* [Exercise directions]: Take each line that has the word "chart" and return it.
━━━━━━
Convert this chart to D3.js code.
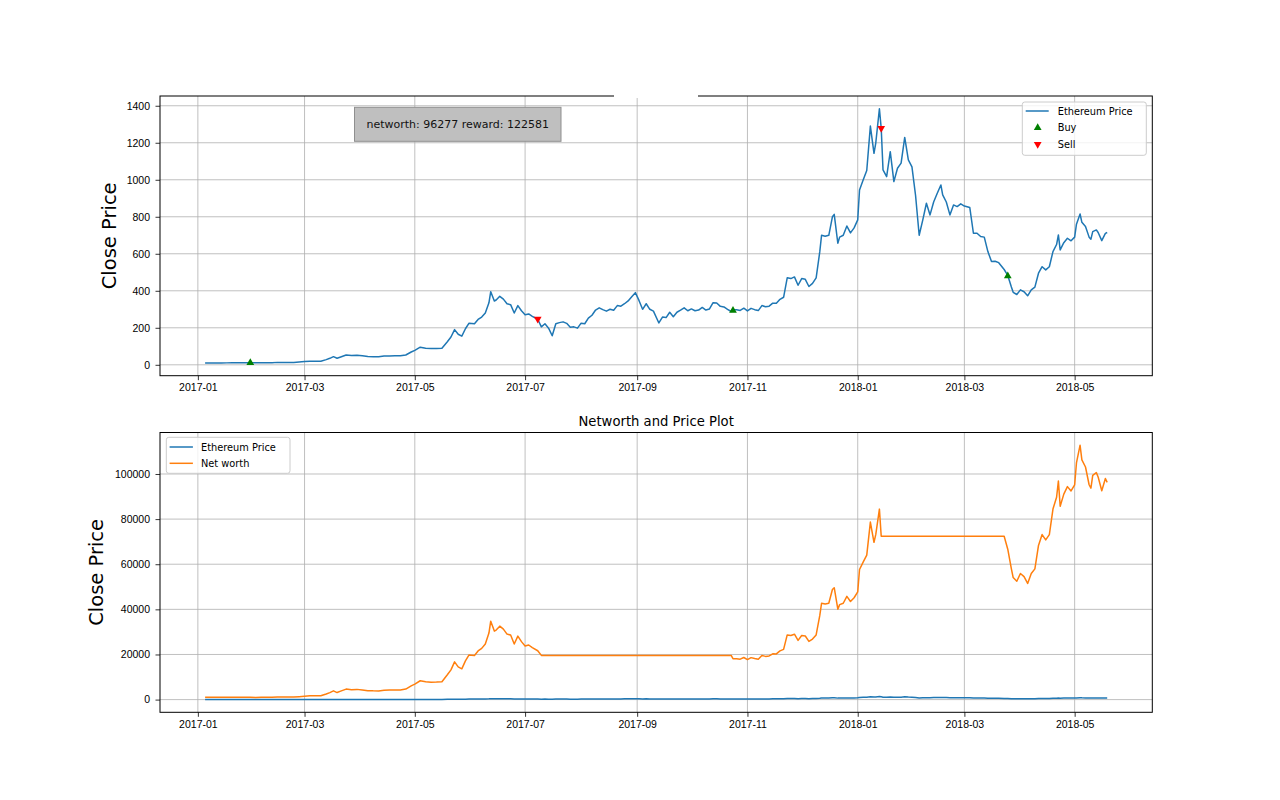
<!DOCTYPE html>
<html>
<head>
<meta charset="utf-8">
<script src="https://cdn.jsdelivr.net/npm/d3@7"></script>
<style>
  body { margin: 0; background: #fff; }
  svg { font-family: "DejaVu Sans", sans-serif; }
  .grid line { stroke: #b0b0b0; stroke-width: 0.8; }
  .axis text { font-size: 10.5px; fill: #000; }
  .axis line { stroke: #000; stroke-width: 0.8; }
</style>
</head>
<body>
<svg width="1280" height="800"></svg>
<script>
var dates = [
  "2017-01-05","2017-01-08","2017-01-11","2017-01-14","2017-01-17","2017-01-20","2017-01-23","2017-01-26","2017-01-30",
  "2017-02-02","2017-02-05","2017-02-08","2017-02-11","2017-02-14","2017-02-17","2017-02-20","2017-02-23","2017-02-26",
  "2017-03-01","2017-03-04","2017-03-07","2017-03-10","2017-03-13","2017-03-15","2017-03-17","2017-03-19","2017-03-21","2017-03-24","2017-03-27","2017-03-30",
  "2017-04-02","2017-04-05","2017-04-08","2017-04-11","2017-04-14","2017-04-17","2017-04-20","2017-04-23","2017-04-26","2017-04-29",
  "2017-05-01","2017-05-04","2017-05-07","2017-05-10","2017-05-13","2017-05-16","2017-05-19","2017-05-21","2017-05-23","2017-05-25","2017-05-27","2017-05-29","2017-05-31",
  "2017-06-03","2017-06-05","2017-06-07","2017-06-09","2017-06-11","2017-06-12","2017-06-14","2017-06-15","2017-06-17","2017-06-19","2017-06-21","2017-06-23","2017-06-25","2017-06-27","2017-06-29",
  "2017-07-01","2017-07-03","2017-07-05","2017-07-08","2017-07-10","2017-07-12","2017-07-14","2017-07-16","2017-07-18","2017-07-20","2017-07-22","2017-07-24","2017-07-26","2017-07-28","2017-07-30",
  "2017-08-01","2017-08-03","2017-08-05","2017-08-07","2017-08-09","2017-08-11","2017-08-13","2017-08-15","2017-08-17","2017-08-19","2017-08-21","2017-08-23","2017-08-25","2017-08-27","2017-08-29","2017-08-31",
  "2017-09-02","2017-09-04","2017-09-06","2017-09-08","2017-09-10","2017-09-13","2017-09-15","2017-09-17","2017-09-19","2017-09-21","2017-09-23","2017-09-25","2017-09-27","2017-09-29",
  "2017-10-01","2017-10-03","2017-10-05","2017-10-07","2017-10-09","2017-10-11","2017-10-13","2017-10-15","2017-10-17","2017-10-19","2017-10-21","2017-10-23","2017-10-24","2017-10-26","2017-10-28","2017-10-30",
  "2017-11-01","2017-11-03","2017-11-05","2017-11-07","2017-11-09","2017-11-11","2017-11-13","2017-11-15","2017-11-17","2017-11-19","2017-11-21","2017-11-23","2017-11-25","2017-11-27","2017-11-29",
  "2017-12-01","2017-12-03","2017-12-05","2017-12-07","2017-12-09","2017-12-11","2017-12-12","2017-12-14","2017-12-16","2017-12-18","2017-12-19","2017-12-21","2017-12-22","2017-12-24","2017-12-26","2017-12-28","2017-12-30",
  "2018-01-01","2018-01-02","2018-01-04","2018-01-06","2018-01-08","2018-01-10","2018-01-11","2018-01-13","2018-01-14","2018-01-15","2018-01-17","2018-01-19","2018-01-21","2018-01-23","2018-01-25","2018-01-27","2018-01-29","2018-01-31",
  "2018-02-02","2018-02-04","2018-02-06","2018-02-08","2018-02-10","2018-02-12","2018-02-14","2018-02-16","2018-02-17","2018-02-19","2018-02-21","2018-02-23","2018-02-25","2018-02-27",
  "2018-03-01","2018-03-04","2018-03-06","2018-03-08","2018-03-10","2018-03-12","2018-03-14","2018-03-16","2018-03-18","2018-03-20","2018-03-23","2018-03-25","2018-03-27","2018-03-28","2018-03-30",
  "2018-04-01","2018-04-03","2018-04-05","2018-04-07","2018-04-09","2018-04-11","2018-04-13","2018-04-15","2018-04-17","2018-04-19","2018-04-21","2018-04-22","2018-04-23","2018-04-25","2018-04-27","2018-04-29",
  "2018-05-01","2018-05-02","2018-05-04","2018-05-05","2018-05-07","2018-05-09","2018-05-10","2018-05-11","2018-05-13","2018-05-14","2018-05-16","2018-05-18","2018-05-19"
];

var price = [
  10.2,10.3,9.9,9.8,10.4,10.6,10.7,10.5,10.6,
  10.9,11.3,11.3,11.4,13.1,12.8,12.6,13.0,14.9,
  17.2,19.3,19.0,19.2,28.0,35.0,44.0,35.5,42.5,53.0,50.0,51.5,
  48.5,45.0,44.0,43.7,47.0,48.0,49.0,48.5,53.0,69.0,
  78,95,90,88,88.5,90,125,150,190,165,155,195,225,
  222,245,258,280,335,395,345,350,370,355,330,325,280,320,292,
  270,275,262,246,205,222,198,157,222,228,232,224,203,205,198,
  225,222,252,268,296,308,298,290,300,295,320,317,330,345,368,390,
  348,300,330,300,290,226,258,255,284,260,284,295,308,292,
  302,292,296,310,296,302,336,334,316,313,300,288,297,297,294,306,
  291,305,298,293,320,314,317,333,332,354,365,470,466,475,430,
  466,462,423,440,470,610,700,695,700,800,813,657,690,700,750,713,740,
  783,945,999,1050,1290,1143,1200,1384,1278,1053,1017,1152,990,1062,1090,1229,1107,1070,
  915,700,783,873,810,880,927,972,918,880,810,864,855,870,
  858,850,711,711,693,690,612,558,560,552,515,483,420,392,380,
  405,395,373,405,420,495,530,513,530,612,650,702,621,660,684,670,
  690,760,815,770,747,690,679,720,729,715,671,710,715
];

var networth = [
  1000,1000,1000,1000,1000,1000,1000,1000,1000,
  959,994,994,1003,1153,1126,1109,1144,1311,
  1514,1698,1672,1690,2464,3080,3872,3124,3740,4664,4400,4532,
  4268,3960,3872,3846,4136,4224,4312,4268,4664,6072,
  6864,8360,7920,7744,7788,7920,11000,13200,16720,14520,13640,17160,19800,
  19536,21560,22704,24640,29480,34760,30360,30800,32560,31240,29040,28600,24640,28160,25696,
  23760,24200,23056,21648,19600,19600,19600,19600,19600,19600,19600,19600,19600,19600,19600,
  19600,19600,19600,19600,19600,19600,19600,19600,19600,19600,19600,19600,19600,19600,19600,19600,
  19600,19600,19600,19600,19600,19600,19600,19600,19600,19600,19600,19600,19600,19600,
  19600,19600,19600,19600,19600,19600,19600,19600,19600,19600,19600,19600,18117,18117,17934,18666,
  17751,18605,18178,17873,19520,19154,19337,20313,20252,21594,22265,28670,28426,28975,26230,
  28426,28182,25803,26840,28670,37210,42700,42395,42700,48800,49593,40077,42090,42700,45750,43493,45140,
  47763,57645,60939,64050,78690,69723,73200,84424,72400,72400,72400,72400,72400,72400,72400,72400,72400,72400,
  72400,72400,72400,72400,72400,72400,72400,72400,72400,72400,72400,72400,72400,72400,
  72400,72400,72400,72400,72400,72400,72400,72400,72400,72400,72400,66654,57960,54096,52440,
  55890,54510,51474,55890,57960,68310,73140,70794,73140,84456,89700,96876,85698,91080,94392,92460,
  95220,104880,112750,106260,103086,95220,93702,99360,100602,98670,92598,97980,96277
];

var buyDates = ["2017-01-30","2017-10-24","2018-03-25"];
var buyPrices = [10.6, 293, 480];
var sellDates = ["2017-07-08","2018-01-14"];
var sellPrices = [247, 1278];

var monthTicks = ["2017-01-01","2017-03-01","2017-05-01","2017-07-01","2017-09-01","2017-11-01","2018-01-01","2018-03-01","2018-05-01"];
var priceTicks = [0,200,400,600,800,1000,1200,1400];
var worthTicks = [0,20000,40000,60000,80000,100000];

var infoText = "networth: 96277 reward: 122581";
var plotTitle = "Networth and Price Plot";

var parse = d3.timeParse("%Y-%m-%d");
var days = dates.map(parse);
var svg = d3.select("svg");

var left = 160, right = 1152.3;
var top1 = 96, bottom1 = 375.7;
var top2 = 432.5, bottom2 = 712.3;

// matplotlib style 5% margins
function pad(ext) {
  var a = +ext[0], b = +ext[1], r = b - a;
  return [a - r * 0.05, b + r * 0.05];
}

var xd = pad(d3.extent(days));
var x = d3.scaleTime()
    .domain([new Date(xd[0]), new Date(xd[1])])
    .range([left, right]);

var y1 = d3.scaleLinear()
    .domain(pad(d3.extent(price)))
    .range([bottom1, top1]);

var y2 = d3.scaleLinear()
    .domain(pad([d3.min(price.concat(networth)), d3.max(price.concat(networth))]))
    .range([bottom2, top2]);

function drawPanel(y, yTicks, top, bottom, labelX) {
  var g = svg.append("g");

  // grid
  var grid = g.append("g").attr("class", "grid");
  grid.selectAll(".vx")
      .data(monthTicks.map(parse))
      .enter().append("line")
      .attr("x1", function(d) { return x(d); })
      .attr("x2", function(d) { return x(d); })
      .attr("y1", top).attr("y2", bottom);
  grid.selectAll(".hy")
      .data(yTicks)
      .enter().append("line")
      .attr("x1", left).attr("x2", right)
      .attr("y1", function(d) { return y(d); })
      .attr("y2", function(d) { return y(d); });

  // axes
  g.append("g")
      .attr("class", "axis")
      .attr("transform", "translate(0," + bottom + ")")
      .call(d3.axisBottom(x)
        .tickValues(monthTicks.map(parse))
        .tickFormat(d3.timeFormat("%Y-%m"))
        .tickSize(4.5).tickSizeOuter(0).tickPadding(3.5))
      .call(function(a) { a.select(".domain").remove(); });

  g.append("g")
      .attr("class", "axis")
      .attr("transform", "translate(" + left + ",0)")
      .call(d3.axisLeft(y)
        .tickValues(yTicks)
        .tickFormat(d3.format("d"))
        .tickSize(4.5).tickSizeOuter(0).tickPadding(5.5))
      .call(function(a) { a.select(".domain").remove(); });

  g.append("text")
      .attr("transform", "translate(" + labelX + "," + ((top + bottom) / 2) + ") rotate(-90)")
      .attr("text-anchor", "middle")
      .attr("font-size", "19.5px")
      .text("Close Price");

  return g;
}

function spine(top, bottom) {
  svg.append("rect")
      .attr("x", left).attr("y", top)
      .attr("width", right - left).attr("height", bottom - top)
      .attr("fill", "none")
      .attr("stroke", "#000")
      .attr("stroke-width", 1);
}

// ---------- top panel ----------
var g1 = drawPanel(y1, priceTicks, top1, bottom1, 116);

var priceLine1 = d3.line()
    .x(function(d, i) { return x(days[i]); })
    .y(function(d) { return y1(d); });

g1.append("path")
    .datum(price)
    .attr("fill", "none")
    .attr("stroke", "#1f77b4")
    .attr("stroke-width", 1.5)
    .attr("stroke-linejoin", "round")
    .attr("d", priceLine1);

var tri = d3.symbol().type(d3.symbolTriangle).size(26);

g1.selectAll(".buy")
    .data(buyDates)
    .enter().append("path")
    .attr("d", tri)
    .attr("fill", "green")
    .attr("transform", function(d, i) { return "translate(" + x(parse(d)) + "," + y1(buyPrices[i]) + ")"; });

g1.selectAll(".sell")
    .data(sellDates)
    .enter().append("path")
    .attr("d", tri)
    .attr("fill", "red")
    .attr("transform", function(d, i) { return "translate(" + x(parse(d)) + "," + y1(sellPrices[i]) + ") rotate(180)"; });

spine(top1, bottom1);
// white notch across the top spine, as in the original render
svg.append("rect")
    .attr("x", 614).attr("y", 94)
    .attr("width", 84).attr("height", 4)
    .attr("fill", "#fff");

// info box
svg.append("rect")
    .attr("x", 354.5).attr("y", 107.3)
    .attr("width", 206.5).attr("height", 34)
    .attr("fill", "#bfbfbf")
    .attr("stroke", "#8f8f8f")
    .attr("stroke-width", 1);
svg.append("text")
    .attr("x", 457.7).attr("y", 128)
    .attr("text-anchor", "middle")
    .attr("font-size", "11px")
    .attr("fill", "#111")
    .text(infoText);

// top legend
var leg1 = svg.append("g");
leg1.append("rect")
    .attr("x", 1022.3).attr("y", 102)
    .attr("width", 124).attr("height", 53.3)
    .attr("rx", 2.5)
    .attr("fill", "#fff").attr("fill-opacity", 0.8)
    .attr("stroke", "#cccccc");
leg1.append("line")
    .attr("x1", 1025.7).attr("x2", 1048.7)
    .attr("y1", 111).attr("y2", 111)
    .attr("stroke", "#1f77b4").attr("stroke-width", 1.5);
leg1.append("path").attr("d", tri).attr("fill", "green")
    .attr("transform", "translate(1037.7,127.8)");
leg1.append("path").attr("d", tri).attr("fill", "red")
    .attr("transform", "translate(1037.7,144.2) rotate(180)");
leg1.selectAll("text")
    .data(["Ethereum Price", "Buy", "Sell"])
    .enter().append("text")
    .attr("x", 1057.7)
    .attr("y", function(d, i) { return 114.6 + i * 16.5; })
    .attr("font-size", "9.8px")
    .text(function(d) { return d; });

// ---------- bottom panel ----------
var g2 = drawPanel(y2, worthTicks, top2, bottom2, 103);

var priceLine2 = d3.line()
    .x(function(d, i) { return x(days[i]); })
    .y(function(d) { return y2(d); });

g2.append("path")
    .datum(price)
    .attr("fill", "none")
    .attr("stroke", "#1f77b4")
    .attr("stroke-width", 1.5)
    .attr("d", priceLine2);

g2.append("path")
    .datum(networth)
    .attr("fill", "none")
    .attr("stroke", "#ff7f0e")
    .attr("stroke-width", 1.5)
    .attr("stroke-linejoin", "round")
    .attr("d", priceLine2);

spine(top2, bottom2);

svg.append("text")
    .attr("x", (left + right) / 2).attr("y", 426)
    .attr("text-anchor", "middle")
    .attr("font-size", "13.2px")
    .text(plotTitle);

// bottom legend
var leg2 = svg.append("g");
leg2.append("rect")
    .attr("x", 166.3).attr("y", 437.3)
    .attr("width", 123.7).attr("height", 36)
    .attr("rx", 2.5)
    .attr("fill", "#fff").attr("fill-opacity", 0.8)
    .attr("stroke", "#cccccc");
leg2.selectAll("line")
    .data(["#1f77b4", "#ff7f0e"])
    .enter().append("line")
    .attr("x1", 169.6).attr("x2", 192.9)
    .attr("y1", function(d, i) { return 447 + i * 16.3; })
    .attr("y2", function(d, i) { return 447 + i * 16.3; })
    .attr("stroke", function(d) { return d; })
    .attr("stroke-width", 1.5);
leg2.selectAll("text")
    .data(["Ethereum Price", "Net worth"])
    .enter().append("text")
    .attr("x", 201)
    .attr("y", function(d, i) { return 450.6 + i * 16.3; })
    .attr("font-size", "9.8px")
    .text(function(d) { return d; });
</script>
</body>
</html>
━━━━━━
* [Task answer]:
Convert this chart to D3.js code.

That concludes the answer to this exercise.